Nathan Conrad, psichiatra newyorchese di chiara fama e consolidato successo,
si divide tra gratificazioni professionali e gioie private, uno studio
prestigioso nell'Upper West Side ed una famiglia lucida come uno spot
televisivo. Le piene giornate di lavoro finiscono tra le braccia di una
moglie bellissima ed innamorata mentre le mattine piene di luce iniziano
con il bacio di Jessie, la sua strepitosa bambina di otto anni. La serenità
di chi ha avuto tutto dalla vita viene improvvisamente sconvolta ed annientata
dall'atto più invasivo e violento che uomo possa subire: il rapimento
di un figlio. Alla vigilia della festa del ringraziamento, momento di
solidarietà ed orgoglio nazionale per tutti i "buoni americani"

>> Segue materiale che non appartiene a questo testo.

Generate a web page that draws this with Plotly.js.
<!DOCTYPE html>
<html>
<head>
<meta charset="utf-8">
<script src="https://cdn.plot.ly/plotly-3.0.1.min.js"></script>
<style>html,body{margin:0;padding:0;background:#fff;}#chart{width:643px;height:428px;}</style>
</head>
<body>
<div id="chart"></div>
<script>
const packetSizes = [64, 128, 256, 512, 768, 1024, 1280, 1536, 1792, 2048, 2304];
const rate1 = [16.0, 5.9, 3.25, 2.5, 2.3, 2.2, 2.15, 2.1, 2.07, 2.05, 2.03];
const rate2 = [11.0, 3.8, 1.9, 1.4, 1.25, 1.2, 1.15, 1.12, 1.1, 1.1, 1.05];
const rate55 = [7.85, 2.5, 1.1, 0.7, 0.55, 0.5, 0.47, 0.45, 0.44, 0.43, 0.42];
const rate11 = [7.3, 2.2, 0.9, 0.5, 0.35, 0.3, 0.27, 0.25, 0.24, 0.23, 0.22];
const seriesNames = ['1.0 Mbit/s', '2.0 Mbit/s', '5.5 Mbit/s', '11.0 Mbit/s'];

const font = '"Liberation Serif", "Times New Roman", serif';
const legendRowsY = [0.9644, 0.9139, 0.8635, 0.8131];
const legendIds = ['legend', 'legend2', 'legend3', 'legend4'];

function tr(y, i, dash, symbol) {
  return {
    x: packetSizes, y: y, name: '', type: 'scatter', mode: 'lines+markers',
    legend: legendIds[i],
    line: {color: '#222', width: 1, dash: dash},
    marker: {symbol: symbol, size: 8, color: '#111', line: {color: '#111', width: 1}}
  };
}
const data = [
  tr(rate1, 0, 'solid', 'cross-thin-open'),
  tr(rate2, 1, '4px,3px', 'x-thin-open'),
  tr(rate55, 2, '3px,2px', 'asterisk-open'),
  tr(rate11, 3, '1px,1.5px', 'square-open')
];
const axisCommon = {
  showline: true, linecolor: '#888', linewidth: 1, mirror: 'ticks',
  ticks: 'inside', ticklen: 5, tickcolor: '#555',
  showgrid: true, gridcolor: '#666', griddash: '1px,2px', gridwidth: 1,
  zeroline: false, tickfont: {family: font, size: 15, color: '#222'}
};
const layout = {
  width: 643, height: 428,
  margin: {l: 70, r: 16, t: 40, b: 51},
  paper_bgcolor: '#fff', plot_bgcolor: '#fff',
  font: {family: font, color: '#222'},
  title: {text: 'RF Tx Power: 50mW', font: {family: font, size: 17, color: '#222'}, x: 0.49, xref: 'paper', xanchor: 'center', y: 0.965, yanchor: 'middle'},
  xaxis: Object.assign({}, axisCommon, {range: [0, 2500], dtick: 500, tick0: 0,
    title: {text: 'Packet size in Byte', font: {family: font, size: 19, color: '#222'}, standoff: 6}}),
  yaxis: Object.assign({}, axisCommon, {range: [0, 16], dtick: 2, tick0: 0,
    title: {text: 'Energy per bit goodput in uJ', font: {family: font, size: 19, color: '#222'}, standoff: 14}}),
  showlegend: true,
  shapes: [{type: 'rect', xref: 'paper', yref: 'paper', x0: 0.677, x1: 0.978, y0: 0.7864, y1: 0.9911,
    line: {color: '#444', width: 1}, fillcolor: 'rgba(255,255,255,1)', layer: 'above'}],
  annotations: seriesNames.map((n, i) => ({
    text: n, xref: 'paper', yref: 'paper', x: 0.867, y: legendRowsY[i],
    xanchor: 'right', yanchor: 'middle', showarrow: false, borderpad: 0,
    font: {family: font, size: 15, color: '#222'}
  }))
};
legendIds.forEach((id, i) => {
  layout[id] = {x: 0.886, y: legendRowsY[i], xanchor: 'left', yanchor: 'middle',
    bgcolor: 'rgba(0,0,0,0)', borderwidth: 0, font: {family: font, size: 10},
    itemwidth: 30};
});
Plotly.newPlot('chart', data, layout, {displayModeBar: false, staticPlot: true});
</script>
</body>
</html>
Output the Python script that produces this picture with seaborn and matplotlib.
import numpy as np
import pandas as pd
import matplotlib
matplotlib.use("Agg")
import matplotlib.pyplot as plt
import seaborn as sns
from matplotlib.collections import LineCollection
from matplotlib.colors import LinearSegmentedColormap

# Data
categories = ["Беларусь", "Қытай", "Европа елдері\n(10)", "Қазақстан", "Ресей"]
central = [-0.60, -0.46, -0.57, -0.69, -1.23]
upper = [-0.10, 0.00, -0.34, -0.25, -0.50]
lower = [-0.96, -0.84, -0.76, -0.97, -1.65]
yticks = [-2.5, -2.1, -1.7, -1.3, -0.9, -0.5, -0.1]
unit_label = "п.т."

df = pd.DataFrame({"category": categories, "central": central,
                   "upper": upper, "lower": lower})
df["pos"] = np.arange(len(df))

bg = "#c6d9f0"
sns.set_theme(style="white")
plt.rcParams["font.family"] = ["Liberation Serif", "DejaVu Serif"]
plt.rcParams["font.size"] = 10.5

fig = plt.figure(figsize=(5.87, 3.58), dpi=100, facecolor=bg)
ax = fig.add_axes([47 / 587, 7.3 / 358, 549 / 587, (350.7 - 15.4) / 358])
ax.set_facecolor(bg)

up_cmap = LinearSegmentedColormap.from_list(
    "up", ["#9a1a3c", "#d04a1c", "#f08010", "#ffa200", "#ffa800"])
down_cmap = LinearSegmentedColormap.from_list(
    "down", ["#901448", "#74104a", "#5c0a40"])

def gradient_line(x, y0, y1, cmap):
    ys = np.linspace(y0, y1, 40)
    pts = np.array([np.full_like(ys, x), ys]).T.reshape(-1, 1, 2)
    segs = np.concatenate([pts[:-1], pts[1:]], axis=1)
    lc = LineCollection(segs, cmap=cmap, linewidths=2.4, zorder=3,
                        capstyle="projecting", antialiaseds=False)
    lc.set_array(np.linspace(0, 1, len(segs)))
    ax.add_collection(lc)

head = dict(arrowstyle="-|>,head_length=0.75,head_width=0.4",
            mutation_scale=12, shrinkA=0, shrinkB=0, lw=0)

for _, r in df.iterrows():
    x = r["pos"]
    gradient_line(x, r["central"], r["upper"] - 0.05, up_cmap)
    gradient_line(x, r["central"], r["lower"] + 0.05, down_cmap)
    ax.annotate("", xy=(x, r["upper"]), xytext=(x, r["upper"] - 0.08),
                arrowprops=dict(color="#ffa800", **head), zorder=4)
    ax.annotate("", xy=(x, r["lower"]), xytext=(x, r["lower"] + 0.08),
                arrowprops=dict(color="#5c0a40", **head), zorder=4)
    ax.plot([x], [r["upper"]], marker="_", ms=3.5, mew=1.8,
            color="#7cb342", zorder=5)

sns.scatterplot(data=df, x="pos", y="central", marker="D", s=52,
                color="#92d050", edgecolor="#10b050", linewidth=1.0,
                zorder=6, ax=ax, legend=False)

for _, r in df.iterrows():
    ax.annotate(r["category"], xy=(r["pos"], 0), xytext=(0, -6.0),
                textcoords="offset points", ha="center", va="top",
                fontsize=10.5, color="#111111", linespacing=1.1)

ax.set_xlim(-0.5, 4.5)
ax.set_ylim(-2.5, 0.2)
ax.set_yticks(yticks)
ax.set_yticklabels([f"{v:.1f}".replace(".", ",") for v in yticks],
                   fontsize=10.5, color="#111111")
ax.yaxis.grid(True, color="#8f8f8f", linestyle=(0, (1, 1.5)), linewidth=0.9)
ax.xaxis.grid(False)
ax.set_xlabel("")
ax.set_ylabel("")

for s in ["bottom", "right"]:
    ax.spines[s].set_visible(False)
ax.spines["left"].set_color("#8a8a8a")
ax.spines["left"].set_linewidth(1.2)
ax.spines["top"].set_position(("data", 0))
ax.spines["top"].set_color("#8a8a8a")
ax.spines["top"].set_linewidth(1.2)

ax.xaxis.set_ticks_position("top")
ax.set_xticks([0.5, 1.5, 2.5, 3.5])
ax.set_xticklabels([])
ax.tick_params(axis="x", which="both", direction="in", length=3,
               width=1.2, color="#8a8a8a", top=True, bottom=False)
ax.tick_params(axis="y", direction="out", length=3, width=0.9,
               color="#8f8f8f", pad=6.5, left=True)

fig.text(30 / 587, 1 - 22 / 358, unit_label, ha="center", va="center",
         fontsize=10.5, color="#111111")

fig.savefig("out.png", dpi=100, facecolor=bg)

del grande schermo, Nathan viene interpellato per un consulto d'urgenza
dal Dr Louis Sachs, psichiatra forense dell'Istituto di Bridgeview, che
gli chiede aiuto per un caso disperato. Elisabeth Burrows, una ragazza
traumatizzata da un decennio di ospedalizzazioni coatte, perduta nel labirinto
di cure e diagnosi errate, rinchiusa in un mondo artefatto di sensi obnubilati,
sindromi maniaco depressive e stati catatonici di assenza ed alienazione,
rischia di essere incatenata al letto di una casa di assistenza statale
per il resto della sua vita. L'incontro con la paziente è fulminante
e risveglia in Nathan quella grande passione che lo aveva spinto in gioventù
a dedicarsi allo studio della mente e dei suoi misteri, quegli ideali
che carriera e denaro avevano posto da anni in secondo piano. Il rapimento
della piccola Jessie metterà in luce un legame insospettato tra
un ermetico messaggio sepolto nella mente perduta di Elisabeth e la vita
di Nathan. Per salvare la figlia, infatti, lo psichiatra dovrà
recuperare dal passato traumatico della sua paziente un numero a sei cifre,
che è al tempo stesso chiave del mistero e svolta nella guarigione,
e risolvere una sciarada dispersa nelle pastoie del tempo, custodita come
prezioso tesoro da una guardiana ormai disfatta dalle medicine, senza
più forze o volontà. Il film, tratto da un libro di Andrew
Klavan vincitore del premio EDGAR WRITERS OF AMERICA per il miglior romanzo
giallo dell'anno, non riesce a mantenere il ritmo incalzante ed implacabile
del libro per la perdita, nella trasposizione cinematografica, di quella
prosa vivida che, ancor più della struttura articolata in piani
paralleli o parzialmente sovrapposti, faceva la forza di un intreccio
rivelato passo dopo passo dall'intuizione. Rimane interessante lo spunto
che, per vincere l'ineluttabilità di un destino di tragedia che
sembra segnato, Nathan debba percorrere ed affrancare gli incubi più
radicati nell'immaginario collettivo ed individuare i simboli capaci di
ricondurre a concretezza un grido di paura per sua natura intangibile.
L'universo della follia viene visualizzato nelle sue tappe di reclusione
e morte ed ha l'aspetto tetro ed algido di un ospedale psichiatrico così
come la lugubre destinazione della sconfinata distesa di croci di un cimitero.
Si tratta di un thriller di confezione classica e caratura mediocre che,
nonostante l'argomento profondo e le intenzioni ambiziose, non riesce
a giustificare la concatenazione degli eventi che si susseguono, lenti
e scontati, secondo un ritornello sentito tante volte. Troppo immediato
appare il successo di Nathan nel penetrare l'armatura di diffidenza e
patologia della sua paziente, affrettata l'immedesimazione di Elisabeth
nel destino della bambina rapita così come immotivata l'accettazione
del sacrificio da parte di una persona così forte e disperata da
scegliere il manicomio pur di proteggersi. Il confronto col passato, indotto
da Nathan, assecondato da Elisabeth, si dimostra catartico e lenitivo,
foriero di salvezza e salute per tutti i personaggi coinvolti in una vicenda
orrorifica di violenza e vendetta. Michael Dougales, nella parte di Nathan,
punta al prodotto di intrattenimento leggero giustificando, con la sua
sola presenza e l'accattivante capacità di catturare la luce nel
solco profondo delle sue rughe, un film che non brilla per forza emozionale
e che dimostra come il regista, Gary Fleder, trovasse maggior ispirazione
nelle atmosfere pulp e grottescamente umoristiche del suo precedente e
plauditissimo COSA FARE A DENVER QUANDO SEI MORTO piuttosto che in un
contesto più artatamente commerciale con presunzioni da giallo
psicologico alla Alfred Hitchcock come il presente.